Given request:
Give an exact copy of every line, leaving images out.

Task input:
** start **
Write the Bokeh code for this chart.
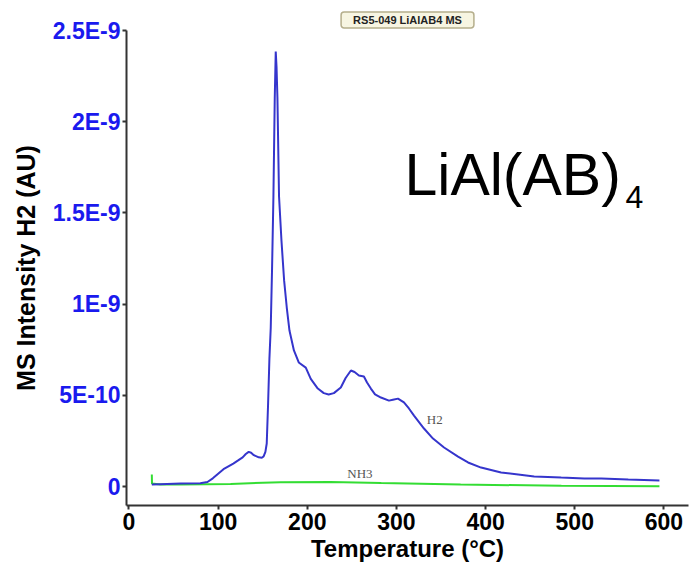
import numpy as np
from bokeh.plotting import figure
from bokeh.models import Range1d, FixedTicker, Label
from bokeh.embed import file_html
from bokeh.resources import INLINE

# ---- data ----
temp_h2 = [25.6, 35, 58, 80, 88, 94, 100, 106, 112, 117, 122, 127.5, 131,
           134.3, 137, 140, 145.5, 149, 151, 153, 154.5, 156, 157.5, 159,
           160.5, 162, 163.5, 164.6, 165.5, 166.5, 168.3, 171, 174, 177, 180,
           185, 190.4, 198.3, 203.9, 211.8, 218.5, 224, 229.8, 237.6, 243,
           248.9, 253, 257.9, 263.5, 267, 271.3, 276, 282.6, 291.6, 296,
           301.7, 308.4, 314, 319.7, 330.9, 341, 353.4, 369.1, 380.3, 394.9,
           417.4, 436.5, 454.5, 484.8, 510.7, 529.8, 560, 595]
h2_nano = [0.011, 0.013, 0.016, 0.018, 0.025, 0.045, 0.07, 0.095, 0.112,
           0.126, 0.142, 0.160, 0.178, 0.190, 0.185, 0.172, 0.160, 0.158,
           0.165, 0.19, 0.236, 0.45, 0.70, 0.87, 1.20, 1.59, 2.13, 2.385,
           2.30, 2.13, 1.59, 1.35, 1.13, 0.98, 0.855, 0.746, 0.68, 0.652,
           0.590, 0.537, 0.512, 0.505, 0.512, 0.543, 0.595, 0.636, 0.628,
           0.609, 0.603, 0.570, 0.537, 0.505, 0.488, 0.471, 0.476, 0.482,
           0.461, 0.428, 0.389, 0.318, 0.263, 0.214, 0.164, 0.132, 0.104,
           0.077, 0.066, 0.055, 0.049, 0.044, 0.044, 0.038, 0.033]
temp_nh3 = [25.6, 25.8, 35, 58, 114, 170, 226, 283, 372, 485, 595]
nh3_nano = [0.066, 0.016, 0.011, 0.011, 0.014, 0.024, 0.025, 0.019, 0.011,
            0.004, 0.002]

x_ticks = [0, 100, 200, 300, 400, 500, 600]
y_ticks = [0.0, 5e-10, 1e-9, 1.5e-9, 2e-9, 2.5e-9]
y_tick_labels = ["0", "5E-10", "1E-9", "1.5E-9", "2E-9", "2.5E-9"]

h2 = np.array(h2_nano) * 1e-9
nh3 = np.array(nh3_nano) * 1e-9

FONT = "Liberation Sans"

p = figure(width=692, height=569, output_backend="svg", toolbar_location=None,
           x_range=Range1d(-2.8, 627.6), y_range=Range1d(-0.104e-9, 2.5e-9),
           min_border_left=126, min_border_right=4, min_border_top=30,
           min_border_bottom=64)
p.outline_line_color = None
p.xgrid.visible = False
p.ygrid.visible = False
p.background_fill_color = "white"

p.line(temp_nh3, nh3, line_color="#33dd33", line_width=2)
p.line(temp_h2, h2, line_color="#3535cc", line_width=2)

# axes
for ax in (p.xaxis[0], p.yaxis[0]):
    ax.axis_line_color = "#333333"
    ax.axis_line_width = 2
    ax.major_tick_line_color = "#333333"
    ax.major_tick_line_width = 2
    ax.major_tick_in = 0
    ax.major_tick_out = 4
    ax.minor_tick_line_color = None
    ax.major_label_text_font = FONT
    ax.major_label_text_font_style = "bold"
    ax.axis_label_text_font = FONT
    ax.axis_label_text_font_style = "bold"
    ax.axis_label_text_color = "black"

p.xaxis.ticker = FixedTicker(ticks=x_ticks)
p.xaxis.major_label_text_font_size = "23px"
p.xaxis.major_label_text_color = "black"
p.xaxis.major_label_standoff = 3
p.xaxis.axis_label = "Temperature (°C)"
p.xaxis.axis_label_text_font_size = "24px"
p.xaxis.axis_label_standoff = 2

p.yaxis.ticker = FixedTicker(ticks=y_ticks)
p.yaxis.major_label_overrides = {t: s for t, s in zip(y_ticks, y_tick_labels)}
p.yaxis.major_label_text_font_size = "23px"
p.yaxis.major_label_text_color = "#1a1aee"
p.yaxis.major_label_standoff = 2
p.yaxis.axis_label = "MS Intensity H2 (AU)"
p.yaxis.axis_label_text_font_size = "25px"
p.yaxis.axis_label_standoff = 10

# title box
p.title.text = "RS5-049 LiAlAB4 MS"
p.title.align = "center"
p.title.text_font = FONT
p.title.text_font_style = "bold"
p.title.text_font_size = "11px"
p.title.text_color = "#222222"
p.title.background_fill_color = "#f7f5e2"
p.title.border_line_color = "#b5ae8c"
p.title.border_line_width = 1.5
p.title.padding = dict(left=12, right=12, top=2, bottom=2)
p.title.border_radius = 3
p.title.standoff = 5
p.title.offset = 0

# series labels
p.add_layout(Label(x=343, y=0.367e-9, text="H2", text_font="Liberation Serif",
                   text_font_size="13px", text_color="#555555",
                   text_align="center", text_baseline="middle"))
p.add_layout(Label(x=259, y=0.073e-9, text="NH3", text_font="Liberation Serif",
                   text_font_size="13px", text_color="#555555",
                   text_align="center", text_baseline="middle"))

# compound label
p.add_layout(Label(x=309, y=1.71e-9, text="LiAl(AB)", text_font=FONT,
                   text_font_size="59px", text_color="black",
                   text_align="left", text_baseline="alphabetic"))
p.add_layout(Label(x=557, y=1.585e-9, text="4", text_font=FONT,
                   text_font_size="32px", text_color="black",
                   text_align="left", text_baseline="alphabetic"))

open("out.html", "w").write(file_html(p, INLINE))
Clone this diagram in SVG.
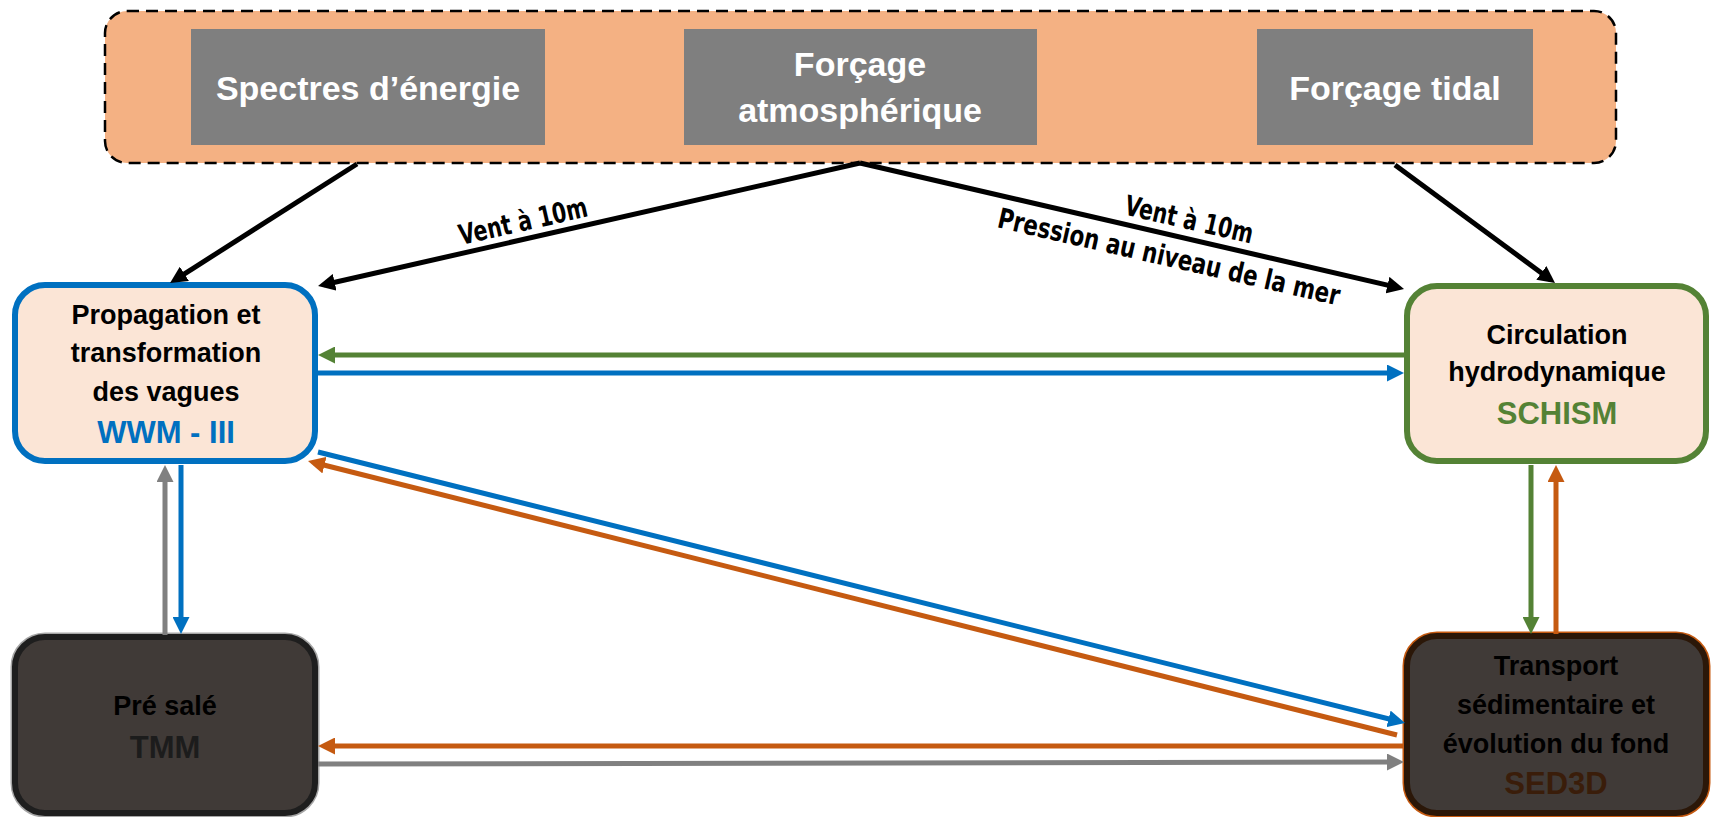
** end **
Response to this exercise:
Write the Bokeh code for this chart.
import numpy as np
from bokeh.plotting import figure
from bokeh.models import Range1d, FixedTicker, Label
from bokeh.embed import file_html
from bokeh.resources import INLINE

# ---- data ----
temp_h2 = [25.6, 35, 58, 80, 88, 94, 100, 106, 112, 117, 122, 127.5, 131,
           134.3, 137, 140, 145.5, 149, 151, 153, 154.5, 156, 157.5, 159,
           160.5, 162, 163.5, 164.6, 165.5, 166.5, 168.3, 171, 174, 177, 180,
           185, 190.4, 198.3, 203.9, 211.8, 218.5, 224, 229.8, 237.6, 243,
           248.9, 253, 257.9, 263.5, 267, 271.3, 276, 282.6, 291.6, 296,
           301.7, 308.4, 314, 319.7, 330.9, 341, 353.4, 369.1, 380.3, 394.9,
           417.4, 436.5, 454.5, 484.8, 510.7, 529.8, 560, 595]
h2_nano = [0.011, 0.013, 0.016, 0.018, 0.025, 0.045, 0.07, 0.095, 0.112,
           0.126, 0.142, 0.160, 0.178, 0.190, 0.185, 0.172, 0.160, 0.158,
           0.165, 0.19, 0.236, 0.45, 0.70, 0.87, 1.20, 1.59, 2.13, 2.385,
           2.30, 2.13, 1.59, 1.35, 1.13, 0.98, 0.855, 0.746, 0.68, 0.652,
           0.590, 0.537, 0.512, 0.505, 0.512, 0.543, 0.595, 0.636, 0.628,
           0.609, 0.603, 0.570, 0.537, 0.505, 0.488, 0.471, 0.476, 0.482,
           0.461, 0.428, 0.389, 0.318, 0.263, 0.214, 0.164, 0.132, 0.104,
           0.077, 0.066, 0.055, 0.049, 0.044, 0.044, 0.038, 0.033]
temp_nh3 = [25.6, 25.8, 35, 58, 114, 170, 226, 283, 372, 485, 595]
nh3_nano = [0.066, 0.016, 0.011, 0.011, 0.014, 0.024, 0.025, 0.019, 0.011,
            0.004, 0.002]

x_ticks = [0, 100, 200, 300, 400, 500, 600]
y_ticks = [0.0, 5e-10, 1e-9, 1.5e-9, 2e-9, 2.5e-9]
y_tick_labels = ["0", "5E-10", "1E-9", "1.5E-9", "2E-9", "2.5E-9"]

h2 = np.array(h2_nano) * 1e-9
nh3 = np.array(nh3_nano) * 1e-9

FONT = "Liberation Sans"

p = figure(width=692, height=569, output_backend="svg", toolbar_location=None,
           x_range=Range1d(-2.8, 627.6), y_range=Range1d(-0.104e-9, 2.5e-9),
           min_border_left=126, min_border_right=4, min_border_top=30,
           min_border_bottom=64)
p.outline_line_color = None
p.xgrid.visible = False
p.ygrid.visible = False
p.background_fill_color = "white"

p.line(temp_nh3, nh3, line_color="#33dd33", line_width=2)
p.line(temp_h2, h2, line_color="#3535cc", line_width=2)

# axes
for ax in (p.xaxis[0], p.yaxis[0]):
    ax.axis_line_color = "#333333"
    ax.axis_line_width = 2
    ax.major_tick_line_color = "#333333"
    ax.major_tick_line_width = 2
    ax.major_tick_in = 0
    ax.major_tick_out = 4
    ax.minor_tick_line_color = None
    ax.major_label_text_font = FONT
    ax.major_label_text_font_style = "bold"
    ax.axis_label_text_font = FONT
    ax.axis_label_text_font_style = "bold"
    ax.axis_label_text_color = "black"

p.xaxis.ticker = FixedTicker(ticks=x_ticks)
p.xaxis.major_label_text_font_size = "23px"
p.xaxis.major_label_text_color = "black"
p.xaxis.major_label_standoff = 3
p.xaxis.axis_label = "Temperature (°C)"
p.xaxis.axis_label_text_font_size = "24px"
p.xaxis.axis_label_standoff = 2

p.yaxis.ticker = FixedTicker(ticks=y_ticks)
p.yaxis.major_label_overrides = {t: s for t, s in zip(y_ticks, y_tick_labels)}
p.yaxis.major_label_text_font_size = "23px"
p.yaxis.major_label_text_color = "#1a1aee"
p.yaxis.major_label_standoff = 2
p.yaxis.axis_label = "MS Intensity H2 (AU)"
p.yaxis.axis_label_text_font_size = "25px"
p.yaxis.axis_label_standoff = 10

# title box
p.title.text = "RS5-049 LiAlAB4 MS"
p.title.align = "center"
p.title.text_font = FONT
p.title.text_font_style = "bold"
p.title.text_font_size = "11px"
p.title.text_color = "#222222"
p.title.background_fill_color = "#f7f5e2"
p.title.border_line_color = "#b5ae8c"
p.title.border_line_width = 1.5
p.title.padding = dict(left=12, right=12, top=2, bottom=2)
p.title.border_radius = 3
p.title.standoff = 5
p.title.offset = 0

# series labels
p.add_layout(Label(x=343, y=0.367e-9, text="H2", text_font="Liberation Serif",
                   text_font_size="13px", text_color="#555555",
                   text_align="center", text_baseline="middle"))
p.add_layout(Label(x=259, y=0.073e-9, text="NH3", text_font="Liberation Serif",
                   text_font_size="13px", text_color="#555555",
                   text_align="center", text_baseline="middle"))

# compound label
p.add_layout(Label(x=309, y=1.71e-9, text="LiAl(AB)", text_font=FONT,
                   text_font_size="59px", text_color="black",
                   text_align="left", text_baseline="alphabetic"))
p.add_layout(Label(x=557, y=1.585e-9, text="4", text_font=FONT,
                   text_font_size="32px", text_color="black",
                   text_align="left", text_baseline="alphabetic"))

open("out.html", "w").write(file_html(p, INLINE))
Clone this diagram in SVG.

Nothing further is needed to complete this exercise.